In amongst all this one must sneak over and work one's way to the front of the parental scrum in the hope of decyphering exactly how hungry one's little pumpkin is likely to be for his tea, which as we all know is parental code for 'will he wake up hungry in the night God Help Me??'. The chart takes so long to figure out that most parents either stand there in an hypnotic daze or peer for a moment, mutter 'fuck it' and shepherd their little darlings home to stuff them full of fish fingers. Cough.

Today was a very hungry day. I couldn't work out what the spud had eaten but there were a lot of marks in his column which I think is 'v'. He ate a massive tea, demanding 'more loghurt, more loghurt' until we were out of the stuff and he is now sleeping like... well, like a child with a 'v' in their sleeping column. I hope. Not a baby, from experience. Or a cat.

7 comments:

Anonymous said...

It's so satisfying to be a parent when offspring eats up!

Why is it called tea? Is tea drunk with the meal? Were the English previously so destitute that tea was all there was? It's always baffled me.

Sparx said...

Jennie - I need some help here from a proper Brit now.

I think it's some sort of Victorian nicety which effectively meant that around 5-6pm there is tea and some light snacks, with the main meal 'dinner' being eaten rather earlier, perhaps around what we call 'lunch' time but I may be wrong. If you're still hungry after tea you can have 'supper' which is normally small, hot and late. I think.

Anyway, nowadays 'tea' is what you feed the kids around 5-6pm while 'dinner' is what you have with friends around 8. Nobody seems to have 'supper' any more.

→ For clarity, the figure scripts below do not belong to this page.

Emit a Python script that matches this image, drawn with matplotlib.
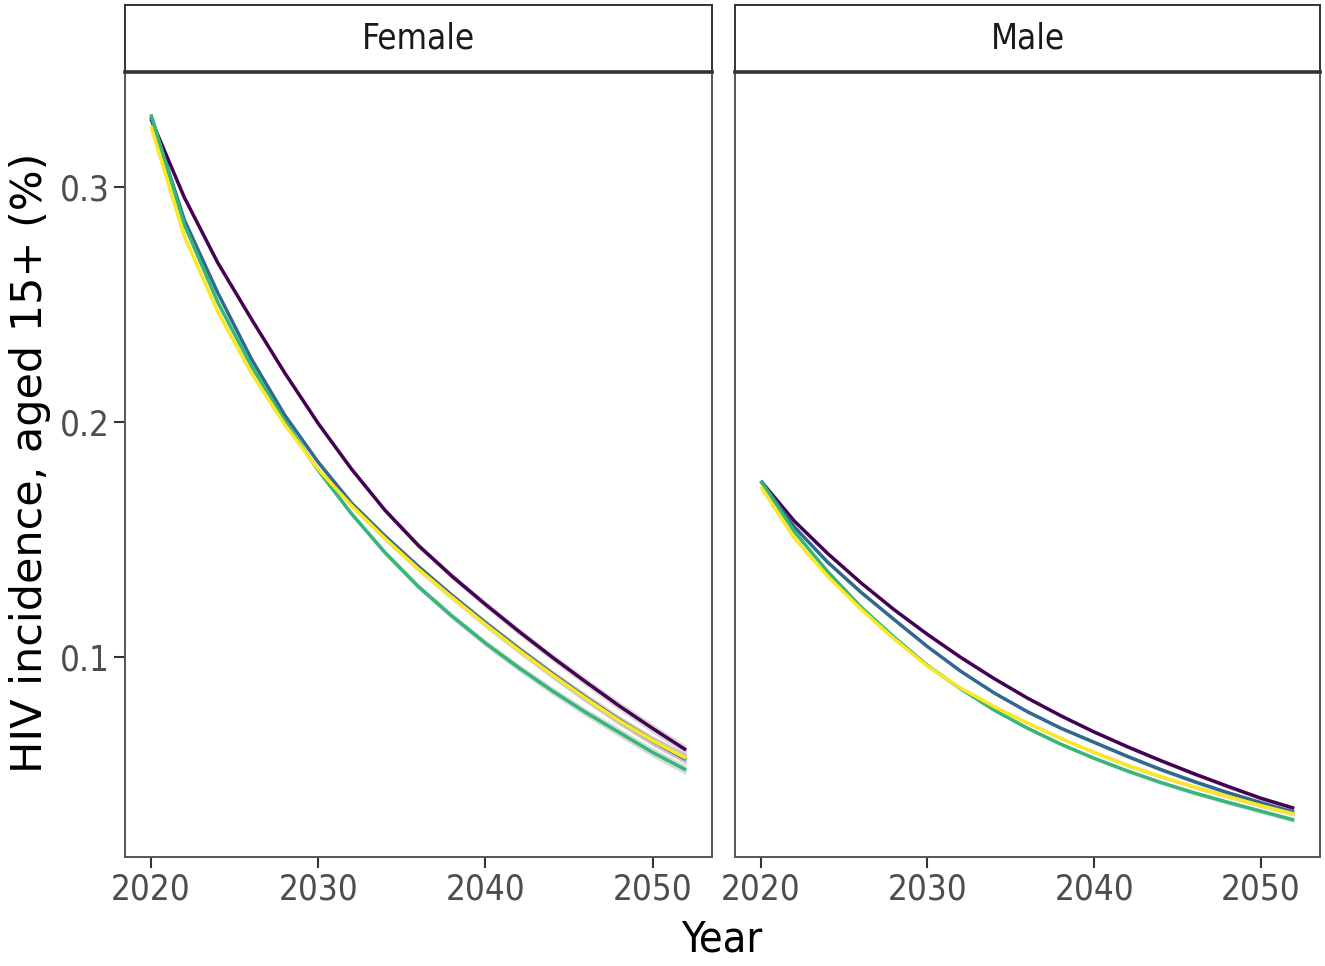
import numpy as np
import matplotlib
matplotlib.use("Agg")
import matplotlib.pyplot as plt

# data (every 2 years)
years = [2020, 2022, 2024, 2026, 2028, 2030, 2032, 2034, 2036, 2038,
         2040, 2042, 2044, 2046, 2048, 2050, 2052]

female_purple = [0.329, 0.2956, 0.2678, 0.2440, 0.2210, 0.1995, 0.1800, 0.1625, 0.1475, 0.1345,
                 0.1225, 0.1110, 0.1000, 0.0895, 0.0793, 0.0697, 0.0605]
female_blue = [0.330, 0.2860, 0.2550, 0.2270, 0.2030, 0.1830, 0.1655, 0.1515, 0.1385, 0.1263,
               0.1147, 0.1036, 0.0930, 0.0829, 0.0733, 0.0644, 0.0565]
female_green = [0.331, 0.2840, 0.2510, 0.2240, 0.2005, 0.1795, 0.1610, 0.1445, 0.1300, 0.1175,
                0.1060, 0.0955, 0.0857, 0.0765, 0.0680, 0.0595, 0.0520]
female_yellow = [0.326, 0.2790, 0.2470, 0.2210, 0.1990, 0.1800, 0.1645, 0.1505, 0.1375, 0.1255,
                 0.1140, 0.1030, 0.0925, 0.0825, 0.0730, 0.0645, 0.0570]

male_purple = [0.175, 0.1580, 0.1442, 0.1317, 0.1202, 0.1097, 0.0999, 0.0909, 0.0826, 0.0751,
               0.0682, 0.0619, 0.0560, 0.0504, 0.0451, 0.0400, 0.0357]
male_blue = [0.175, 0.1555, 0.1405, 0.1277, 0.1160, 0.1045, 0.0940, 0.0848, 0.0768, 0.0698,
             0.0638, 0.0578, 0.0522, 0.0471, 0.0424, 0.0381, 0.0340]
male_green = [0.175, 0.1535, 0.1365, 0.1214, 0.1085, 0.0965, 0.0865, 0.0775, 0.0698, 0.0630,
              0.0570, 0.0516, 0.0467, 0.0423, 0.0383, 0.0345, 0.0307]
male_yellow = [0.1725, 0.1508, 0.1345, 0.1205, 0.1078, 0.0962, 0.0868, 0.0790, 0.0720, 0.0655,
               0.0595, 0.0540, 0.0492, 0.0448, 0.0408, 0.0369, 0.0333]

# half-width of the grey smoothing band
band = [0.0005, 0.0006, 0.0007, 0.0008, 0.0009, 0.001, 0.0011, 0.0012, 0.0013, 0.0014,
        0.0015, 0.0016, 0.0017, 0.0018, 0.0019, 0.002, 0.0021]

panels = ["Female", "Male"]
colors = ["#440154", "#31688E", "#35B779", "#FDE725"]

fig = plt.figure(figsize=(13.25, 9.66), dpi=100)
W, H = 1325.0, 966.0

def box(l, t, r, b):
    return [l / W, 1 - b / H, (r - l) / W, (b - t) / H]

panel_px = [(125, 712), (735, 1320)]
series = [[female_purple, female_blue, female_green, female_yellow],
          [male_purple, male_blue, male_green, male_yellow]]

x = np.array(years)
for i, (l, r) in enumerate(panel_px):
    ax = fig.add_axes(box(l, 72, r, 857))
    for s, c in zip(series[i], colors):
        y = np.array(s)
        hw = np.array(band) * (1.0 if i == 0 else 0.5)
        ax.fill_between(x, y - hw, y + hw, color="#999999", alpha=0.35, lw=0)
        ax.plot(x, y, color=c, lw=2.5, solid_capstyle="butt", solid_joinstyle="round")
    ax.set_xlim(2018.45, 2053.55)
    ax.set_ylim(0.015, 0.349)
    ax.set_xticks([2020, 2030, 2040, 2050])
    ax.set_yticks([0.1, 0.2, 0.3])
    ax.set_yticklabels(["0.1", "0.2", "0.3"])
    if i == 1:
        ax.tick_params(axis="y", left=False, labelleft=False)
    ax.tick_params(length=8, width=1.5, color="#333333", labelcolor="#4D4D4D",
                   labelsize=25, pad=3)
    for t in ax.get_xticklabels() + ax.get_yticklabels():
        t.set_fontstretch("condensed")
    for sp in ax.spines.values():
        sp.set_color("#555555")
        sp.set_linewidth(1.4)

    # facet strip
    st = fig.add_axes(box(l, 5, r, 72))
    st.set_xticks([])
    st.set_yticks([])
    for sp in st.spines.values():
        sp.set_color("#333333")
        sp.set_linewidth(1.4)
    st.spines["bottom"].set_linewidth(2.6)
    st.text(0.5, 0.5, panels[i], ha="center", va="center", fontsize=25,
            color="#1A1A1A", fontstretch="condensed", transform=st.transAxes)

fig.text(30 / W, 1 - 463 / H, "HIV incidence, aged 15+ (%)", rotation=90,
         ha="center", va="center", fontsize=31, color="black")
fig.text(722 / W, 1 - 940 / H, "Year", ha="center", va="center", fontsize=31,
         color="black", fontstretch="condensed")

fig.savefig("out.png", dpi=100, facecolor="white")
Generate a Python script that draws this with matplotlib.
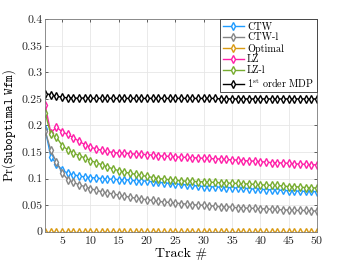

This is of course ignoring breakfast, elevenses, lunch and 'four-o-clocksies' which have no name but is about when the nurseries feed what THEY call 'tea' to the kids.

I need a lie down now. Can any real Brits help me out here?

Jen said...

This cracked me up - maybe because I used to work in daycares and I remember those glazed over looks from parents when they looked at charts, or I handed them a bunch of handouts for them to read or sign. Now that I have a kid I have such a different perspective - I would be a much better teacher, or at least a more sympathetic one.

Michelle said...

Sounds like a headache, Sparx!

Lisa @ Boondock Ramblings said...

I take my child to a lady who isn't certified and doesn't have charts. She usually doesn't tell me anything unless he's fallen, thrown up, or refused his nap. Oh, or if he's thrown a hair brush at her and she had to give him time out. Like the other day. Some days she makes me feel like a crap mom, informing me he doesn't "eat/sleep/breathe/yawn/smile/interact/run/whateverthe hellnewthinghedoesn'tdo like every other 2-year old she has watched in her 17 years of watching children.

By the way, we love her. :-) And I'm serious. Even if I complained up there.

DJ Kirkby said...

The nursery sounds amazing! Seriously. N3S's old nursery couldn't get rid of him fast enough at the end of the day, they sure wouldn't have spent time taking me through his day with them! If they had I expect I would have taken him out of there even sooner...

Sparx said...

Jen - I reckon by the end of the day they're pretty dazed themselves; I try not to ask too much but I hate walking out not knowing what kind of day he's had...

Michelle - indeed; the price for a good nursery though...

JM - I think it's hard to tell a parent anything about their child without getting some sort of a negative reaction though. Glad you've got someone you like, it's really hard, hey?

DJ - I'm glad he's out of there, they sound rubbish.